I've been 'testing' mince pies, Christmas puddings and cakes since February. I've become extremely popular in the office after box after box of samples have arrived for me to taste my way through prior to making my selections.
The gifts brochure has now been sent out to the public and I'll just have to wait to see whether or not I chose wisely...
One of the upshots of all this work is that my cupboards fill with delicious and often unusual chutneys, jams, relishes and sauces. Perfect hamper-fillers. The bramble jelly above is pretty divine on hot buttered toast or crumpets but I wanted to use if for something more interesting.
Duck is right in season currently and is one of my favourite birds. I love the combination of the rich, slightly gamey meat when paired with sweet autumnal fruit. Blackberries go particularly well and I added some fresh berries to prevent the sauce being too sweet - the acidic bite of the brambles cut through the rich meat perfectly.
I served the duck on a parsnip and potato rosti - very simple to make though I probably wouldn't want to make them for huge numbers. All that grating takes a bit of effort. Mind you, you could use a food processor.
To top this rather delicious (but extremely un-photogenic) dish off, I steamed some Savoy cabbage with some peas.
Pan-fried duck breasts with bramble sauce
2 duck breasts
1 glass Port
1 heaped tablespoon bramble jelly
handful of fresh blackberries
knob or two of butter
1. Peel the shallots and prize apart into two halves. Easiest way to do this fiddly task is to place them in a bowl, cover them with boiling water and leave for a minute or two. When you remove them, the skin should peel off far easier. Melt butter in a large frying pan and gently fry the shallots until they start to soften.
2. Meanwhile, score the fat on the duck breasts and season with salt and pepper.

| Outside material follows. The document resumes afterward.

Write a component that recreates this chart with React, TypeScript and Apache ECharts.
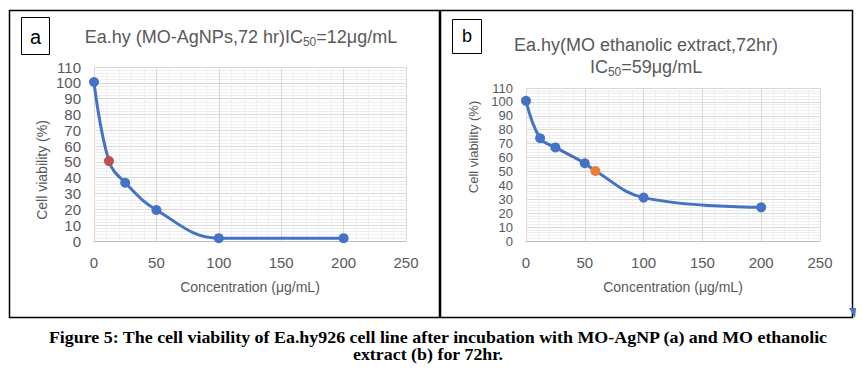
import React, { useEffect, useRef } from "react";
import * as echarts from "echarts";

// Panel a: MO-AgNPs
const concA = [0, 12, 25, 50, 100, 200];
const viabA = [100.5, 50.5, 36.8, 19.6, 1.8, 1.8];
const ic50IndexA = 1;

// Panel b: MO ethanolic extract
const concB = [0, 12, 25, 50, 59, 100, 200];
const viabB = [100.8, 73.9, 67.3, 55.9, 50.3, 31.2, 24.2];
const ic50IndexB = 4;

const xTicks = [0, 50, 100, 150, 200, 250];
const yMax = 110;

const titleA = "{m|Ea.hy (MO-AgNPs,72 hr)IC}{s|50}{m|=12μg/mL}";
const titleB1 = "Ea.hy(MO ethanolic extract,72hr)";
const titleB2 = "{m|IC}{s|50}{m|=59μg/mL}";
const xName = "Concentration (μg/mL)";
const yName = "Cell viability (%)";
const caption1 =
  "Figure 5: The cell viability of Ea.hy926 cell line after incubation with MO-AgNP (a) and MO ethanolic";
const caption2 = "extract (b) for 72hr.";

const BLUE = "#4472c4";
const GREY = "#595959";
const FONT = "Liberation Sans, Arial, sans-serif";
const SERIF = "Liberation Serif, Times New Roman, serif";

export default function App() {
  const ref = useRef<HTMLDivElement>(null);
  useEffect(() => {
    document.body.style.margin = "0";
    const chart = echarts.init(ref.current!, null, { renderer: "svg" });

    const xAxisBase = (gridIndex: number) => ({
      type: "value" as const,
      gridIndex,
      min: xTicks[0],
      max: xTicks[xTicks.length - 1],
      interval: 50,
      axisLine: { show: true, lineStyle: { color: "#bfbfbf", width: 1 } },
      axisTick: { show: false },
      axisLabel: { color: GREY, fontSize: 15, fontFamily: FONT, margin: 14 },
      splitLine: { show: true, lineStyle: { color: "#d9d9d9", width: 1 } },
      minorTick: { show: false, splitNumber: 5 },
      minorSplitLine: { show: true, lineStyle: { color: "#eeeeee", width: 1 } },
    });
    const yAxisBase = (gridIndex: number, fs: number) => ({
      type: "value" as const,
      gridIndex,
      min: 0,
      max: yMax,
      interval: 10,
      axisLine: { show: true, lineStyle: { color: "#d9d9d9", width: 1 } },
      axisTick: { show: false },
      axisLabel: { color: GREY, fontSize: fs, fontFamily: FONT, margin: 13 },
      splitLine: { show: true, lineStyle: { color: "#d9d9d9", width: 1 } },
      minorTick: { show: false, splitNumber: 5 },
      minorSplitLine: { show: true, lineStyle: { color: "#eeeeee", width: 1 } },
    });

    const mkData = (xs: number[], ys: number[], hi: number, hiColor: string) =>
      xs.map((x, i) =>
        i === hi ? { value: [x, ys[i]], itemStyle: { color: hiColor } } : { value: [x, ys[i]] }
      );

    const txt = (x: number, y: number, text: string, fontSize: number, extra: any = {}) => ({
      type: "text",
      x,
      y,
      ...extra,
      style: {
        text,
        fontSize,
        fontFamily: FONT,
        fill: GREY,
        align: "center",
        verticalAlign: "middle",
        ...(extra.style || {}),
      },
    });

    const caption = (x: number, y: number, text: string) => ({
      type: "text",
      x,
      y,
      scaleX: 1.12,
      style: {
        text,
        fontSize: 16,
        fontWeight: "bold",
        fontFamily: SERIF,
        fill: "#000",
        align: "center",
        verticalAlign: "middle",
      },
    });

    chart.setOption({
      animation: false,
      backgroundColor: "#ffffff",
      grid: [
        { left: 94, top: 67, width: 312, height: 174 },
        { left: 526, top: 88, width: 294, height: 153 },
      ],
      xAxis: [xAxisBase(0), xAxisBase(1)],
      yAxis: [yAxisBase(0, 15), yAxisBase(1, 13)],
      series: [
        {
          type: "line",
          xAxisIndex: 0,
          yAxisIndex: 0,
          smooth: 0.4,
          symbol: "circle",
          symbolSize: 10,
          lineStyle: { color: BLUE, width: 3 },
          itemStyle: { color: BLUE },
          data: mkData(concA, viabA, ic50IndexA, "#c0504d"),
          z: 3,
        },
        {
          type: "line",
          xAxisIndex: 1,
          yAxisIndex: 1,
          smooth: 0.4,
          symbol: "circle",
          symbolSize: 10,
          lineStyle: { color: BLUE, width: 3 },
          itemStyle: { color: BLUE },
          data: mkData(concB, viabB, ic50IndexB, "#ed7d31"),
          z: 3,
        },
      ],
      graphic: [
        {
          type: "rect",
          shape: { x: 9.5, y: 10.5, width: 430, height: 307 },
          style: { fill: "none", stroke: "#000", lineWidth: 1.5 },
        },
        {
          type: "rect",
          shape: { x: 440.5, y: 10.5, width: 412, height: 307 },
          style: { fill: "none", stroke: "#000", lineWidth: 1.5 },
        },
        {
          type: "rect",
          shape: { x: 21.5, y: 17.5, width: 28, height: 37 },
          style: { fill: "#fff", stroke: "#000", lineWidth: 1 },
        },
        {
          type: "rect",
          shape: { x: 452.5, y: 19.5, width: 29, height: 34 },
          style: { fill: "#fff", stroke: "#000", lineWidth: 1 },
        },
        txt(35.5, 37, "a", 20, { style: { fill: "#000" } }),
        txt(467, 36, "b", 18, { style: { fill: "#000" } }),
        {
          type: "text",
          x: 241,
          y: 37,
          style: {
            text: titleA,
            align: "center",
            verticalAlign: "middle",
            rich: {
              m: { fontSize: 18, fontFamily: FONT, fill: GREY, lineHeight: 22 },
              s: { fontSize: 12, fontFamily: FONT, fill: GREY, lineHeight: 10, verticalAlign: "bottom" },
            },
          },
        },
        txt(646, 45, titleB1, 18),
        {
          type: "text",
          x: 646,
          y: 67,
          style: {
            text: titleB2,
            align: "center",
            verticalAlign: "middle",
            rich: {
              m: { fontSize: 18, fontFamily: FONT, fill: GREY, lineHeight: 22 },
              s: { fontSize: 12, fontFamily: FONT, fill: GREY, lineHeight: 10, verticalAlign: "bottom" },
            },
          },
        },
        txt(250, 287, xName, 14),
        txt(673, 287, xName, 14),
        txt(42, 170, yName, 14, { rotation: Math.PI / 2 }),
        txt(473, 147, yName, 13, { rotation: Math.PI / 2 }),
        {
          type: "polygon",
          shape: { points: [[849, 308], [856, 308], [855, 318]] },
          style: { fill: BLUE },
        },
        caption(438, 338, caption1),
        caption(428, 355, caption2),
      ],
    });
    return () => chart.dispose();
  }, []);
  return <div ref={ref} style={{ width: 863, height: 379 }} />;
}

3. Once the shallots have started to soften, push them to the sides of the pan. Increase the heat a little and add the duck breasts, skin side down. Fry for approx four minutes, turn and do the same on the other side. Timing is obviously variable depending on size of duck breast. I like my duck quite pink in the middle (though not super-rare as I do beef). Four minutes each side would have been about right for me (I slightly overdid mine). Once cooked to your liking, remove duck from pan, cover with foil and leave to rest while you make the sauce.
4. If there is a lot of fat in the pan, pour some of this off (great for roasting potatoes at a later date). With the heat still reasonably high, pour in the Port. It should sizzle and spit a little. With a wooden spoon, scrape up all the lovely shallotty, ducky goodness.
5. Add bramble jelly and half the blackberries. Squidge the blackberries into the sauce as they heat through. Bubble and reduce until on the brink of syrupy. Taste and season. At the last minute, throw in the remaining blackberries and warm through before serving with the duck breasts.
Parsnip and potato rosti
2. Mould into round patties (I used a large biscuit butter for shape as you can see in the above photo). Fry in melted butter for a few minutes on each side. Finish off on a baking sheet in the oven for 10 minutes.
Wine match: I'd often choose pinot noir with duck, but here with the rich brambly sauce, Syrah/Shiraz would be my grape of choice whether it be from France, Australia or elsewhere.